Personal information
- Full name: Alena Piatrouna Filipava
- Nationality: Belarus
- Born: 10 October 1987 (age 38) Minsk, BSSR, USSR (now Belarus)
- Height: 1.58 m (5 ft 2 in)
- Weight: 55 kg (121 lb)

Sport
- Sport: Wrestling
- Event: Freestyle
- Club: SK VS Minsk
- Coached by: Aleh Yakaulevich Raikhlin

Medal record
Women's freestyle wrestling
Representing Belarus
World Championships
| Bronze medal – third place | 2009 Herning | 55 kg |
European Championships
| Silver medal – second place | 2009 Vilnius | 55 kg |

= Alena Filipava =

Belarusian wrestler (born 1987)

Alena Piatrouna Filipava (Алена Пятроўна Філіпава; born October 10, 1987, in Minsk) is an amateur Belarusian freestyle wrestler, who played for the women's featherweight category.
She won the bronze medal at the 2009 World Wrestling Championships in Herning, Denmark, against Tatiana Padilla of the United States, in addition to her silver at the European Championships in Vilnius, Lithuania.
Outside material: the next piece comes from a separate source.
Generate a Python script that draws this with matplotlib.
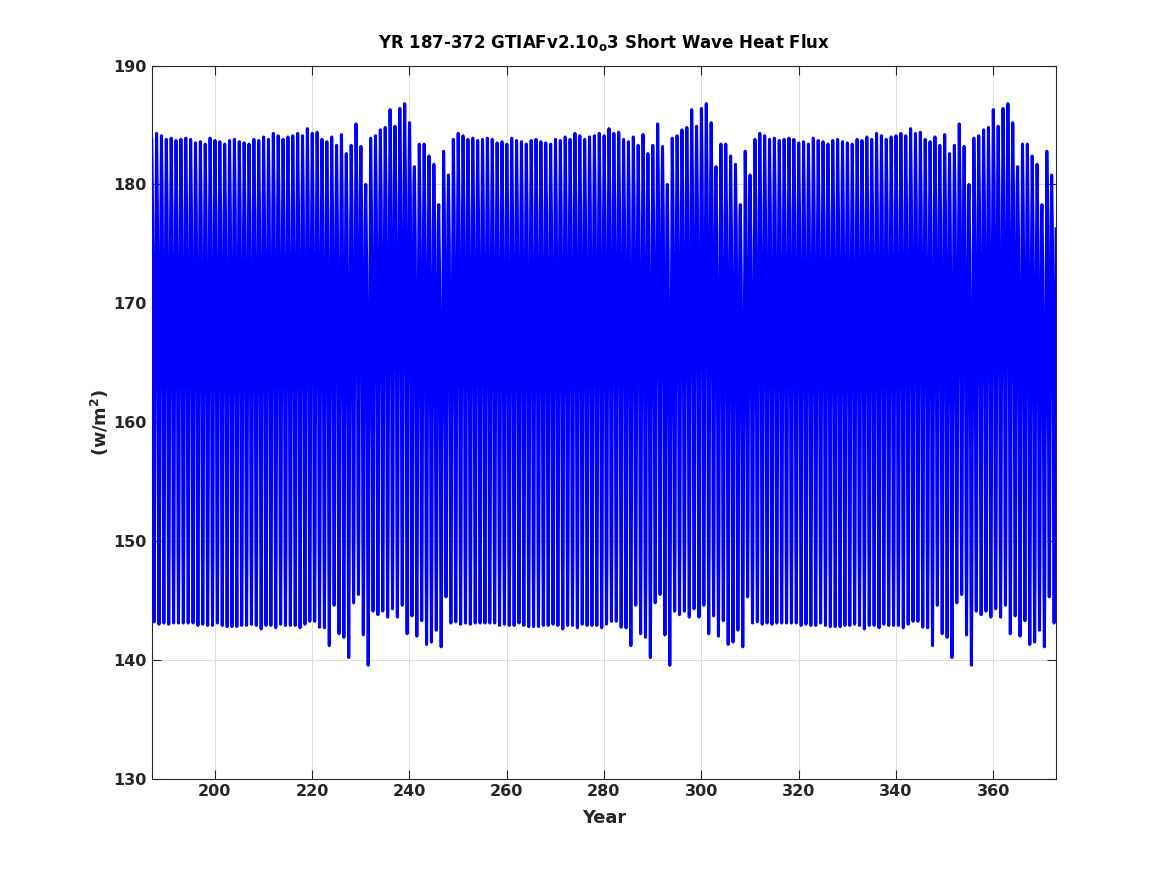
import numpy as np
import matplotlib
matplotlib.use('Agg')
from matplotlib import pyplot as plt

# annual peak (January) and trough (mid-year) of the short wave flux, years 187-248
# the 62-year forcing cycle is run three times (187-248, 249-310, 311-372)
peak_cycle = [183.8, 184.3, 184.1, 183.8, 183.9, 183.7, 183.8, 183.9, 183.8, 183.5,
              183.6, 183.4, 183.9, 183.7, 183.6, 183.4, 183.7, 183.8, 183.6, 183.5,
              183.4, 183.8, 183.7, 184.0, 183.8, 184.3, 184.1, 183.8, 184.0, 184.1,
              184.3, 184.1, 184.7, 184.3, 184.4, 183.8, 183.6, 184.0, 183.3, 184.2,
              182.6, 183.3, 185.1, 183.2, 180.0, 183.9, 184.1, 184.6, 184.8, 186.3,
              184.9, 186.4, 186.8, 185.2, 181.5, 183.4, 183.4, 182.4, 181.7, 178.3,
              182.8, 180.8]
trough_cycle = [143.2, 143.0, 143.1, 143.0, 143.1, 143.1, 143.1, 143.1, 143.1, 142.9,
                143.0, 142.9, 142.9, 143.1, 142.9, 142.8, 142.8, 142.8, 142.9, 142.9,
                143.0, 142.9, 142.6, 142.9, 142.9, 142.7, 143.0, 142.9, 142.9, 142.9,
                142.7, 143.0, 143.25, 143.25, 142.75, 142.7, 141.2, 144.6, 142.2, 141.9,
                140.2, 144.8, 145.5, 142.1, 139.55, 144.1, 143.8, 144.1, 143.6, 144.3,
                143.6, 144.6, 142.2, 143.7, 142.0, 143.3, 141.3, 141.5, 142.5, 141.1,
                145.3, 143.1]
n_cycles = 3
first_year = 187

# seasonal shape Jan..Dec (0 = trough, 1 = peak), monthly means at mid-month
month_shape = [1.0, 0.93, 0.85, 0.65, 0.45, 0.15, 0.0, 0.15, 0.45, 0.62, 0.75, 0.88]

xticks = [200, 220, 240, 260, 280, 300, 320, 340, 360]
yticks = [130, 140, 150, 160, 170, 180, 190]

peaks = np.tile(peak_cycle, n_cycles)
troughs = np.tile(trough_cycle, n_cycles)
shape = np.array(month_shape)
flux = (troughs[:, None] + shape[None, :] * (peaks - troughs)[:, None]).ravel()
t = first_year + (np.arange(flux.size) + 0.5) / 12.0

dark = '#262626'
plt.rcParams['font.family'] = 'DejaVu Sans'
plt.rcParams['mathtext.fontset'] = 'dejavusans'

fig = plt.figure(figsize=(11.67, 8.75), dpi=100)
ax = fig.add_axes([0.13, 0.11, 0.775, 0.815])
ax.plot(t, flux, color=(0, 0, 1), linewidth=2.2, zorder=3)

ax.set_xlim(t[0], t[-1])
ax.set_ylim(130, 190)
ax.set_xticks(xticks)
ax.set_yticks(yticks)
ax.grid(True, color='#dcdcdc', linewidth=0.7, zorder=0)
ax.set_axisbelow(True)
ax.tick_params(direction='in', top=True, right=True, length=6.5, width=0.8,
               colors=dark, labelsize=11.5, pad=4)
for lab in ax.get_xticklabels() + ax.get_yticklabels():
    lab.set_fontweight('bold')
for s in ax.spines.values():
    s.set_color(dark)
    s.set_linewidth(0.8)

ax.set_title(r'YR 187-372 GTIAFv2.10$_\mathbf{o}$3 Short Wave Heat Flux',
             fontsize=12, fontweight='bold', color='black', pad=13)
ax.set_xlabel('Year', fontsize=12.8, fontweight='bold', color=dark, labelpad=7)
ax.set_ylabel(r'(w/m$^\mathbf{2}$)', fontsize=12.8, fontweight='bold', color=dark, labelpad=1)

fig.savefig('out.png', dpi=100)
Filipava made her official debut at the 2008 Summer Olympics in Beijing, where she competed for the 55 kg class in freestyle wrestling, an event which was imminently dominated by world champion Saori Yoshida from Japan. She lost the second preliminary match to Kazakhstan's Olga Smirnova, with a two-set technical score (3–2, 0–3, 2–4), and a classification score of 1–3, finishing only in thirteenth place.